Exercise task: Skip any picture you find and retype all the remaining lines exactly.

--- Start Recorded data ---

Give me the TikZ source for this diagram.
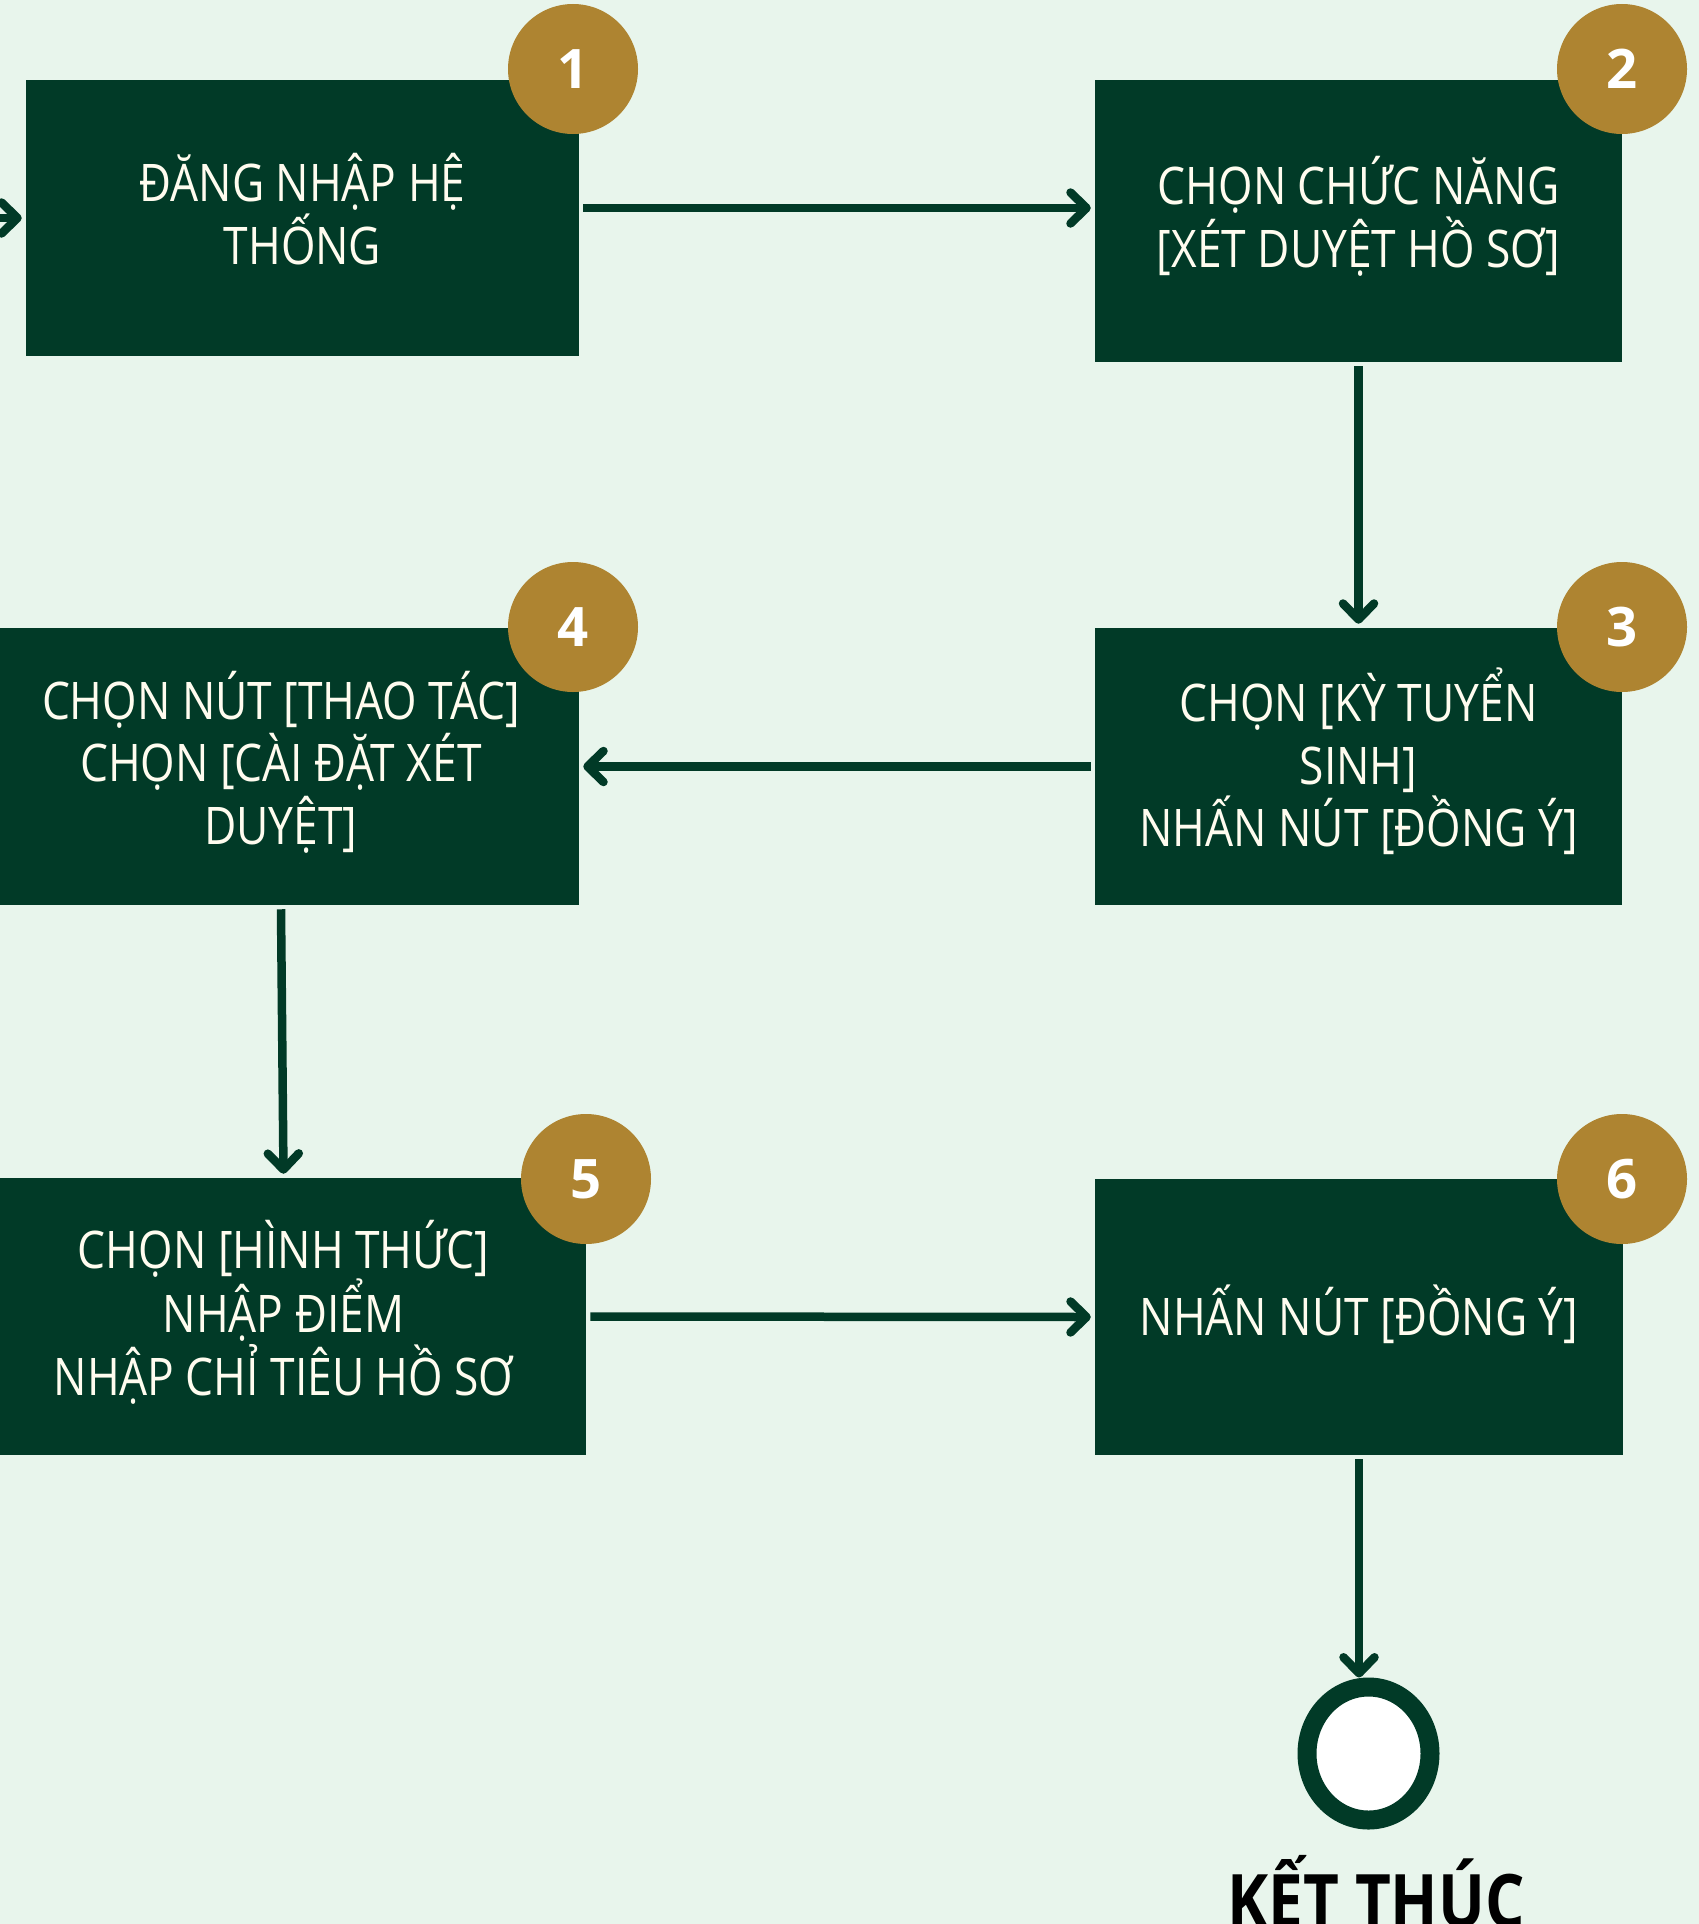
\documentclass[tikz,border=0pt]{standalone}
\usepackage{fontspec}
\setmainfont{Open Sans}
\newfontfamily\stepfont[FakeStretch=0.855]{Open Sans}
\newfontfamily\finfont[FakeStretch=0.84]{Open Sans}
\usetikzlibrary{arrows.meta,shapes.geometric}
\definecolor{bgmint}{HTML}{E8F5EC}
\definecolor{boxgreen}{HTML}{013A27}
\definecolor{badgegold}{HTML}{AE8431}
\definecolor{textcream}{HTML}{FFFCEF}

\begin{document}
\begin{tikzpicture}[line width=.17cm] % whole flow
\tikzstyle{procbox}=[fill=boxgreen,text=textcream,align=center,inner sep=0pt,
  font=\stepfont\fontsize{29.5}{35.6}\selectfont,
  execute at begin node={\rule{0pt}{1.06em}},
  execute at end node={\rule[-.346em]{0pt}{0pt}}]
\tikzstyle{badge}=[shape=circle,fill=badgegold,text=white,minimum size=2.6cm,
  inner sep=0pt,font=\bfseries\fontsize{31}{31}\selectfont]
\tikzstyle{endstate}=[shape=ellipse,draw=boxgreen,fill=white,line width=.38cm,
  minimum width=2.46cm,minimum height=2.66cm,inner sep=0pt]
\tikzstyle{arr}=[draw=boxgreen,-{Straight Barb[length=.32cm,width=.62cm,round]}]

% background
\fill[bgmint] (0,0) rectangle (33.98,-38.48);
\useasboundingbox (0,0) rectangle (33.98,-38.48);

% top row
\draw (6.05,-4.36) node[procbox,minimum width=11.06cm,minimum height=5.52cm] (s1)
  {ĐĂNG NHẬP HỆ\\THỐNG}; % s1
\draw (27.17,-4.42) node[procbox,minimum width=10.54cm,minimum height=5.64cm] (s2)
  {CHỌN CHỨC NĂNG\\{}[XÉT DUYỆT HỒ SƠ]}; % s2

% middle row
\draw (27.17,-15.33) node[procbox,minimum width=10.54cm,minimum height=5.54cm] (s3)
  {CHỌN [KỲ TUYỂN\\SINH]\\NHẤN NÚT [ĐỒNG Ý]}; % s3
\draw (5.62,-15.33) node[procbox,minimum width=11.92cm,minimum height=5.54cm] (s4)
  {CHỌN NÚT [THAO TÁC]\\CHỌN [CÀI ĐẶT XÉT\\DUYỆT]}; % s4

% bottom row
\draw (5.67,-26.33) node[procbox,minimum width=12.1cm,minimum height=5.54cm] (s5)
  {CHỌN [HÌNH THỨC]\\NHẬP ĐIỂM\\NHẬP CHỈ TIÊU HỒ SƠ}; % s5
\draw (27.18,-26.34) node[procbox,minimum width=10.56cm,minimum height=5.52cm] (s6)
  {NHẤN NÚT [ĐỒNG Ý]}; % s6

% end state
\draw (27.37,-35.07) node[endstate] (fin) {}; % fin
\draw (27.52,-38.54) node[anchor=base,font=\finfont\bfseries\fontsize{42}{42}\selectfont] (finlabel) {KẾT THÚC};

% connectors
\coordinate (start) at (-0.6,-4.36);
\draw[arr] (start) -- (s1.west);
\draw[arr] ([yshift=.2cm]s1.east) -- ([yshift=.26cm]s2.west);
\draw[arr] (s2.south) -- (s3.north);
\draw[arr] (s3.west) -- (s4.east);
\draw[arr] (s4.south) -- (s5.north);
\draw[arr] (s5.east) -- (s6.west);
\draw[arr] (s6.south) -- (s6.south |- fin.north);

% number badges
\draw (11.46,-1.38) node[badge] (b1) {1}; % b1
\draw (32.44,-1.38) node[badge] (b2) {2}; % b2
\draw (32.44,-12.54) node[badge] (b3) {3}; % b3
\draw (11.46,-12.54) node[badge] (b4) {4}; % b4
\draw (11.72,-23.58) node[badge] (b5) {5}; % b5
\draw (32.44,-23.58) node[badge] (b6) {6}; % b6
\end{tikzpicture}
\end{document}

--- End Recorded data ---

Written reply:
Give me the TikZ source for this diagram.
\documentclass[tikz,border=0pt]{standalone}
\usepackage{fontspec}
\setmainfont{Open Sans}
\newfontfamily\stepfont[FakeStretch=0.855]{Open Sans}
\newfontfamily\finfont[FakeStretch=0.84]{Open Sans}
\usetikzlibrary{arrows.meta,shapes.geometric}
\definecolor{bgmint}{HTML}{E8F5EC}
\definecolor{boxgreen}{HTML}{013A27}
\definecolor{badgegold}{HTML}{AE8431}
\definecolor{textcream}{HTML}{FFFCEF}

\begin{document}
\begin{tikzpicture}[line width=.17cm] % whole flow
\tikzstyle{procbox}=[fill=boxgreen,text=textcream,align=center,inner sep=0pt,
  font=\stepfont\fontsize{29.5}{35.6}\selectfont,
  execute at begin node={\rule{0pt}{1.06em}},
  execute at end node={\rule[-.346em]{0pt}{0pt}}]
\tikzstyle{badge}=[shape=circle,fill=badgegold,text=white,minimum size=2.6cm,
  inner sep=0pt,font=\bfseries\fontsize{31}{31}\selectfont]
\tikzstyle{endstate}=[shape=ellipse,draw=boxgreen,fill=white,line width=.38cm,
  minimum width=2.46cm,minimum height=2.66cm,inner sep=0pt]
\tikzstyle{arr}=[draw=boxgreen,-{Straight Barb[length=.32cm,width=.62cm,round]}]

% background
\fill[bgmint] (0,0) rectangle (33.98,-38.48);
\useasboundingbox (0,0) rectangle (33.98,-38.48);

% top row
\draw (6.05,-4.36) node[procbox,minimum width=11.06cm,minimum height=5.52cm] (s1)
  {ĐĂNG NHẬP HỆ\\THỐNG}; % s1
\draw (27.17,-4.42) node[procbox,minimum width=10.54cm,minimum height=5.64cm] (s2)
  {CHỌN CHỨC NĂNG\\{}[XÉT DUYỆT HỒ SƠ]}; % s2

% middle row
\draw (27.17,-15.33) node[procbox,minimum width=10.54cm,minimum height=5.54cm] (s3)
  {CHỌN [KỲ TUYỂN\\SINH]\\NHẤN NÚT [ĐỒNG Ý]}; % s3
\draw (5.62,-15.33) node[procbox,minimum width=11.92cm,minimum height=5.54cm] (s4)
  {CHỌN NÚT [THAO TÁC]\\CHỌN [CÀI ĐẶT XÉT\\DUYỆT]}; % s4

% bottom row
\draw (5.67,-26.33) node[procbox,minimum width=12.1cm,minimum height=5.54cm] (s5)
  {CHỌN [HÌNH THỨC]\\NHẬP ĐIỂM\\NHẬP CHỈ TIÊU HỒ SƠ}; % s5
\draw (27.18,-26.34) node[procbox,minimum width=10.56cm,minimum height=5.52cm] (s6)
  {NHẤN NÚT [ĐỒNG Ý]}; % s6

% end state
\draw (27.37,-35.07) node[endstate] (fin) {}; % fin
\draw (27.52,-38.54) node[anchor=base,font=\finfont\bfseries\fontsize{42}{42}\selectfont] (finlabel) {KẾT THÚC};

% connectors
\coordinate (start) at (-0.6,-4.36);
\draw[arr] (start) -- (s1.west);
\draw[arr] ([yshift=.2cm]s1.east) -- ([yshift=.26cm]s2.west);
\draw[arr] (s2.south) -- (s3.north);
\draw[arr] (s3.west) -- (s4.east);
\draw[arr] (s4.south) -- (s5.north);
\draw[arr] (s5.east) -- (s6.west);
\draw[arr] (s6.south) -- (s6.south |- fin.north);

% number badges
\draw (11.46,-1.38) node[badge] (b1) {1}; % b1
\draw (32.44,-1.38) node[badge] (b2) {2}; % b2
\draw (32.44,-12.54) node[badge] (b3) {3}; % b3
\draw (11.46,-12.54) node[badge] (b4) {4}; % b4
\draw (11.72,-23.58) node[badge] (b5) {5}; % b5
\draw (32.44,-23.58) node[badge] (b6) {6}; % b6
\end{tikzpicture}
\end{document}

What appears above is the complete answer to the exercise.